* **Work to complete**: A single run of lines is to be printed exactly: starting at the line with "What React, TypeScript" and ending at the line with "const closed = (pts: Pt[])", both included. Leave the pictures out.

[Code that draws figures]

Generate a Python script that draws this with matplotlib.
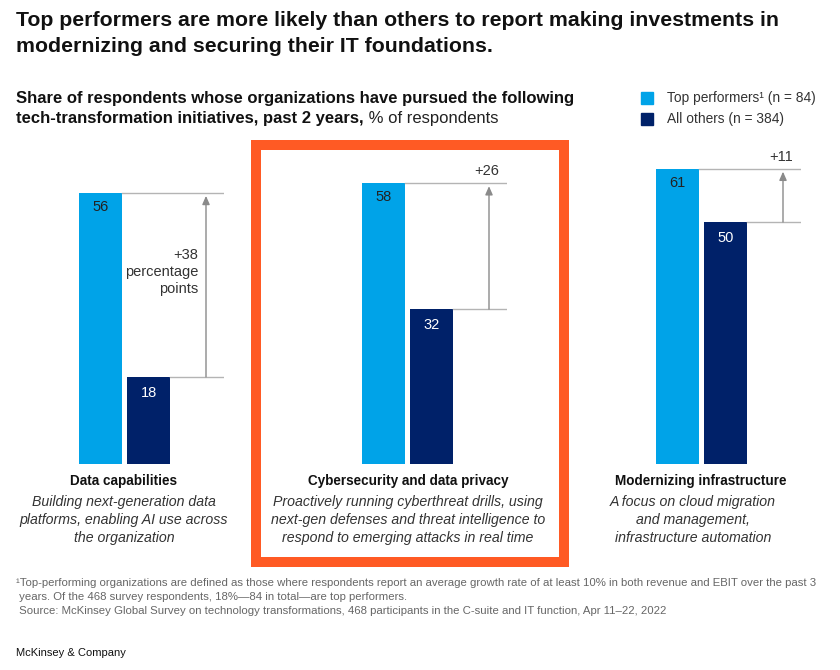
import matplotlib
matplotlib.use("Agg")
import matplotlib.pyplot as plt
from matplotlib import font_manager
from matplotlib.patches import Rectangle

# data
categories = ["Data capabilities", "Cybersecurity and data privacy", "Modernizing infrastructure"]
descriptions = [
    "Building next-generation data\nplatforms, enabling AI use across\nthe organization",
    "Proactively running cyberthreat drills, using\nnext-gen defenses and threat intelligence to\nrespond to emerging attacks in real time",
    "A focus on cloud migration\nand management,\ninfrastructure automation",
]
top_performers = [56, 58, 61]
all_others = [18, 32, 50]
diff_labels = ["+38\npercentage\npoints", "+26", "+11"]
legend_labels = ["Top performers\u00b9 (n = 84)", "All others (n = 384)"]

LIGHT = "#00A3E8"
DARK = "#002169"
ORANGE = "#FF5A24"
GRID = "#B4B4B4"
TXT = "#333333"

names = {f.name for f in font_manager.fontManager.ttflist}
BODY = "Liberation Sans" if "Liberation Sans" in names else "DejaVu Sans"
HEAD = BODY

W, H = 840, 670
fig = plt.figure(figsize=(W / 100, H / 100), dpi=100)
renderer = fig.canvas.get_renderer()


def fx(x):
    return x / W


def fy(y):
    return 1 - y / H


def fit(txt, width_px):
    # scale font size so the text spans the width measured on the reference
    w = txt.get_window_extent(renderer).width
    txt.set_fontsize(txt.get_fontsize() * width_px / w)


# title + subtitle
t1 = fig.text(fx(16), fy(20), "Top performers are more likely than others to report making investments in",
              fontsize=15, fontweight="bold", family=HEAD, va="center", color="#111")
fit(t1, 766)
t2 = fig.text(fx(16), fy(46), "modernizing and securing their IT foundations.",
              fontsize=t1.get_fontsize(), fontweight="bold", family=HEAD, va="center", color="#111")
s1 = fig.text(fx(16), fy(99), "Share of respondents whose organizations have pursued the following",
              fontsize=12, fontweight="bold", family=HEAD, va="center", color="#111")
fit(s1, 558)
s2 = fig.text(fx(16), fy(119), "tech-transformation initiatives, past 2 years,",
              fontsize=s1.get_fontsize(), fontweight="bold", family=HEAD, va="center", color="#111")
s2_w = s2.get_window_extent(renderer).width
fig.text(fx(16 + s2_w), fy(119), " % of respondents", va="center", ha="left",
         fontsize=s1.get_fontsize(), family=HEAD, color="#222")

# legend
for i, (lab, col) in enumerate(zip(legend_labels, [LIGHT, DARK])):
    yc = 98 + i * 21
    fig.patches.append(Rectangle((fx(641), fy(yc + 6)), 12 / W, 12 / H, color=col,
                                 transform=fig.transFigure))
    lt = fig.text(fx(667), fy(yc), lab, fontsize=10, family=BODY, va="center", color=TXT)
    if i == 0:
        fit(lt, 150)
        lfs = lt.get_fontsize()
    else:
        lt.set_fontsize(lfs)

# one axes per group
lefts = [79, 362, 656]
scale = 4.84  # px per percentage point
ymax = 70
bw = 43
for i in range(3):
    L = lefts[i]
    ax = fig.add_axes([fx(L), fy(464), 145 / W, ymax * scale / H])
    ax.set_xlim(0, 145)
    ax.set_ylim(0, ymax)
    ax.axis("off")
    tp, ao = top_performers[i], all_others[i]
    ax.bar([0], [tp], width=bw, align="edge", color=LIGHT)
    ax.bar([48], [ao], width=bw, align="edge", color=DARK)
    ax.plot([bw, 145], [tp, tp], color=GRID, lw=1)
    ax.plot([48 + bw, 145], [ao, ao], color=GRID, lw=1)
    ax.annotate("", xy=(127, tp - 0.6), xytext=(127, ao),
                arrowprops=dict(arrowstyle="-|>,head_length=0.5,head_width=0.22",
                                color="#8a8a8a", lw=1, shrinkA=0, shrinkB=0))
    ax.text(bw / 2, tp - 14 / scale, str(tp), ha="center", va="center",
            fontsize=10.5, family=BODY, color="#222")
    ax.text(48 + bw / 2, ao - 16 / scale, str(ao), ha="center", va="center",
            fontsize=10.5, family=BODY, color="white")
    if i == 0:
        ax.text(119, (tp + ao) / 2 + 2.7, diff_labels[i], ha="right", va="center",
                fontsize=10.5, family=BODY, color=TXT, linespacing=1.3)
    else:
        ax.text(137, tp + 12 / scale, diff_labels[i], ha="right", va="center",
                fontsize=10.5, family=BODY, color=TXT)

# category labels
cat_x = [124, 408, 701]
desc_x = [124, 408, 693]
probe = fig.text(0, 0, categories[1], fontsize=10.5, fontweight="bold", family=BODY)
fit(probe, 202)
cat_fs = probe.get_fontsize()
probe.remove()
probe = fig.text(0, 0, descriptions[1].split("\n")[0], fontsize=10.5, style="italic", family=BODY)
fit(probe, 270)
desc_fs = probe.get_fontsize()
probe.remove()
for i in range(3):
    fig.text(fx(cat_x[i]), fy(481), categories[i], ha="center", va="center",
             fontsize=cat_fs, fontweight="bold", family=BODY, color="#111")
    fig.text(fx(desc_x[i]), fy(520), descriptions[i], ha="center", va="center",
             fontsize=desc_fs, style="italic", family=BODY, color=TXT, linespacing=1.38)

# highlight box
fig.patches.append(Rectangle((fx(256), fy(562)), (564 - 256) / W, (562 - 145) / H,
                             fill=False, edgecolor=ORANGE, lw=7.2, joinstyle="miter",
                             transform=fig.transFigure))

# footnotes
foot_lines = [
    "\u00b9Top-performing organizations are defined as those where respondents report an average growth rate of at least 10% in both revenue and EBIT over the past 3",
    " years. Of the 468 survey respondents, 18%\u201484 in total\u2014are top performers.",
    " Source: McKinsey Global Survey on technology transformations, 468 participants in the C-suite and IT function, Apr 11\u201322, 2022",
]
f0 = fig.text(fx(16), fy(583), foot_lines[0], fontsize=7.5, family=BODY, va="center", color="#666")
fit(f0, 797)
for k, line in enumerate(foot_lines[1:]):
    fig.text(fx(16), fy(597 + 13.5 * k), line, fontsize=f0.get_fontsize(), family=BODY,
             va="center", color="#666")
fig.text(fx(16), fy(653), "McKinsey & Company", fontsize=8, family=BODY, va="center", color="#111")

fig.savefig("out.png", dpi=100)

--

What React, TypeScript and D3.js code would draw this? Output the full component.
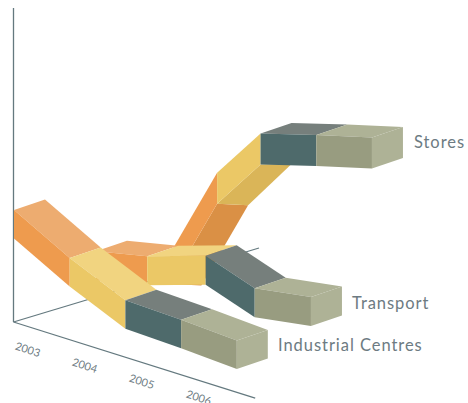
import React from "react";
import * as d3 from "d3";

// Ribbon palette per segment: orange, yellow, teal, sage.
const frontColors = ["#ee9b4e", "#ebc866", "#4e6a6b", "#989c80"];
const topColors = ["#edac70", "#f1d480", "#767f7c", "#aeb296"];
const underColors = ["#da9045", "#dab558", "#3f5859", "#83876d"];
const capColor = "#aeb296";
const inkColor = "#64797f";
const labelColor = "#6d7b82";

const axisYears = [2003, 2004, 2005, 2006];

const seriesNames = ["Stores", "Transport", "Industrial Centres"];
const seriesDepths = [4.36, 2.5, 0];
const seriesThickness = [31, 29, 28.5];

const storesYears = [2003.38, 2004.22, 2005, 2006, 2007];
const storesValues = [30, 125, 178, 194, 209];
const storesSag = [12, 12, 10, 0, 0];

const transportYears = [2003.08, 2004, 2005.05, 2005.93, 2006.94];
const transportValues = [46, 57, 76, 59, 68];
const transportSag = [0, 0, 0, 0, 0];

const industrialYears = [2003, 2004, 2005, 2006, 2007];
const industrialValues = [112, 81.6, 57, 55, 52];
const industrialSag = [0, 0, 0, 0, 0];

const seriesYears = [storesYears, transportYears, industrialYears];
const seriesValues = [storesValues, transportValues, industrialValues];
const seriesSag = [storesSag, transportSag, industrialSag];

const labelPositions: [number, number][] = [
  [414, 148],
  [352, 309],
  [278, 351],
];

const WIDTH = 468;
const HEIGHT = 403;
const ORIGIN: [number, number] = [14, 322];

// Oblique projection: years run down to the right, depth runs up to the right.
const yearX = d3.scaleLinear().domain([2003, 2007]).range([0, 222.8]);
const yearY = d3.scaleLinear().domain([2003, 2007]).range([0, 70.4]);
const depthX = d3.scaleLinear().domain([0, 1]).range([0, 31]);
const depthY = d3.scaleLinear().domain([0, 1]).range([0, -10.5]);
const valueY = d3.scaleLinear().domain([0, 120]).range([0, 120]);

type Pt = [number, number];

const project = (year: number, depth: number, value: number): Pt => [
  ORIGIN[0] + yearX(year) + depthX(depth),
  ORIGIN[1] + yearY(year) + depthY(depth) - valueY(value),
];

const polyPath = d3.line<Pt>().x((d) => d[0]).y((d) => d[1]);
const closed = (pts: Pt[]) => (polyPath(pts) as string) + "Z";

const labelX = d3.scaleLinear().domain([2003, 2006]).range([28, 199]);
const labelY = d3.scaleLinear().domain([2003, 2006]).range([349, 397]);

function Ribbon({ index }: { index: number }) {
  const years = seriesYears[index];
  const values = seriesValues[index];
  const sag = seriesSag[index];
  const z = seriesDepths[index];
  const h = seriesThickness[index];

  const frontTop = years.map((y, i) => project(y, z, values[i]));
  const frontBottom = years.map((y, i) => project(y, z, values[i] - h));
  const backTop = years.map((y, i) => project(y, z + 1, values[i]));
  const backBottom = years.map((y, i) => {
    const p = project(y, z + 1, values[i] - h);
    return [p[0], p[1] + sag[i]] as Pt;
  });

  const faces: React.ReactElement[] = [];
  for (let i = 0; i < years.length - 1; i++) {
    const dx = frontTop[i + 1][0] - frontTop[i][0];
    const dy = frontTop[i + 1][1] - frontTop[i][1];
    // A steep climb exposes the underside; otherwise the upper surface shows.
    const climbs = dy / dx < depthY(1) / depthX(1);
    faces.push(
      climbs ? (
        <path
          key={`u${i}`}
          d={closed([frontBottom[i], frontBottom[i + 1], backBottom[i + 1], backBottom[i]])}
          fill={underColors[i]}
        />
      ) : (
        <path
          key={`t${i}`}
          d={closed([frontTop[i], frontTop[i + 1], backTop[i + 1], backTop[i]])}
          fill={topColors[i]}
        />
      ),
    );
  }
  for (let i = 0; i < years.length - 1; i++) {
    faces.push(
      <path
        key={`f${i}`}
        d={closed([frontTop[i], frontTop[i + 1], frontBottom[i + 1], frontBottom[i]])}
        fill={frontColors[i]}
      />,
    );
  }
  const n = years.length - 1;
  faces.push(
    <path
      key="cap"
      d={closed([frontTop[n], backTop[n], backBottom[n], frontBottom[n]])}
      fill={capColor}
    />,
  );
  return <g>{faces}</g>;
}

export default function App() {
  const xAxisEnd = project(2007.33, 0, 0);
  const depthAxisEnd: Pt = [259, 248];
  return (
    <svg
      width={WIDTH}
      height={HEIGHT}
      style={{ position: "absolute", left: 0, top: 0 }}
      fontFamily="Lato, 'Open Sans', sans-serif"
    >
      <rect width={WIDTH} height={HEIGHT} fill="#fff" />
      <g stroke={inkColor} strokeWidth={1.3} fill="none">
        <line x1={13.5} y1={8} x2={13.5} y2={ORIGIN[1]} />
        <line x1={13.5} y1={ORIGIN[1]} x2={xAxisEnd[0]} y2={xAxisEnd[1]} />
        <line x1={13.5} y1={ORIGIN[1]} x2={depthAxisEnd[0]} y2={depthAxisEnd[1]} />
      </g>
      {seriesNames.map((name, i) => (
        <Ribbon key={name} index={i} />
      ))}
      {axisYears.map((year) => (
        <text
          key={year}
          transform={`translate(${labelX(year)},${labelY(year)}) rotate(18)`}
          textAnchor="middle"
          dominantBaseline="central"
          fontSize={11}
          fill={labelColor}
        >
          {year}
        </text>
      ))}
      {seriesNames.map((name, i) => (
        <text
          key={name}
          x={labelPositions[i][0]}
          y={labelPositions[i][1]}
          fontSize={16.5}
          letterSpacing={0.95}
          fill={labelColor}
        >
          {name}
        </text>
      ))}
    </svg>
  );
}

* **The output**:
What React, TypeScript and D3.js code would draw this? Output the full component.
import React from "react";
import * as d3 from "d3";

// Ribbon palette per segment: orange, yellow, teal, sage.
const frontColors = ["#ee9b4e", "#ebc866", "#4e6a6b", "#989c80"];
const topColors = ["#edac70", "#f1d480", "#767f7c", "#aeb296"];
const underColors = ["#da9045", "#dab558", "#3f5859", "#83876d"];
const capColor = "#aeb296";
const inkColor = "#64797f";
const labelColor = "#6d7b82";

const axisYears = [2003, 2004, 2005, 2006];

const seriesNames = ["Stores", "Transport", "Industrial Centres"];
const seriesDepths = [4.36, 2.5, 0];
const seriesThickness = [31, 29, 28.5];

const storesYears = [2003.38, 2004.22, 2005, 2006, 2007];
const storesValues = [30, 125, 178, 194, 209];
const storesSag = [12, 12, 10, 0, 0];

const transportYears = [2003.08, 2004, 2005.05, 2005.93, 2006.94];
const transportValues = [46, 57, 76, 59, 68];
const transportSag = [0, 0, 0, 0, 0];

const industrialYears = [2003, 2004, 2005, 2006, 2007];
const industrialValues = [112, 81.6, 57, 55, 52];
const industrialSag = [0, 0, 0, 0, 0];

const seriesYears = [storesYears, transportYears, industrialYears];
const seriesValues = [storesValues, transportValues, industrialValues];
const seriesSag = [storesSag, transportSag, industrialSag];

const labelPositions: [number, number][] = [
  [414, 148],
  [352, 309],
  [278, 351],
];

const WIDTH = 468;
const HEIGHT = 403;
const ORIGIN: [number, number] = [14, 322];

// Oblique projection: years run down to the right, depth runs up to the right.
const yearX = d3.scaleLinear().domain([2003, 2007]).range([0, 222.8]);
const yearY = d3.scaleLinear().domain([2003, 2007]).range([0, 70.4]);
const depthX = d3.scaleLinear().domain([0, 1]).range([0, 31]);
const depthY = d3.scaleLinear().domain([0, 1]).range([0, -10.5]);
const valueY = d3.scaleLinear().domain([0, 120]).range([0, 120]);

type Pt = [number, number];

const project = (year: number, depth: number, value: number): Pt => [
  ORIGIN[0] + yearX(year) + depthX(depth),
  ORIGIN[1] + yearY(year) + depthY(depth) - valueY(value),
];

const polyPath = d3.line<Pt>().x((d) => d[0]).y((d) => d[1]);
const closed = (pts: Pt[]) => (polyPath(pts) as string) + "Z";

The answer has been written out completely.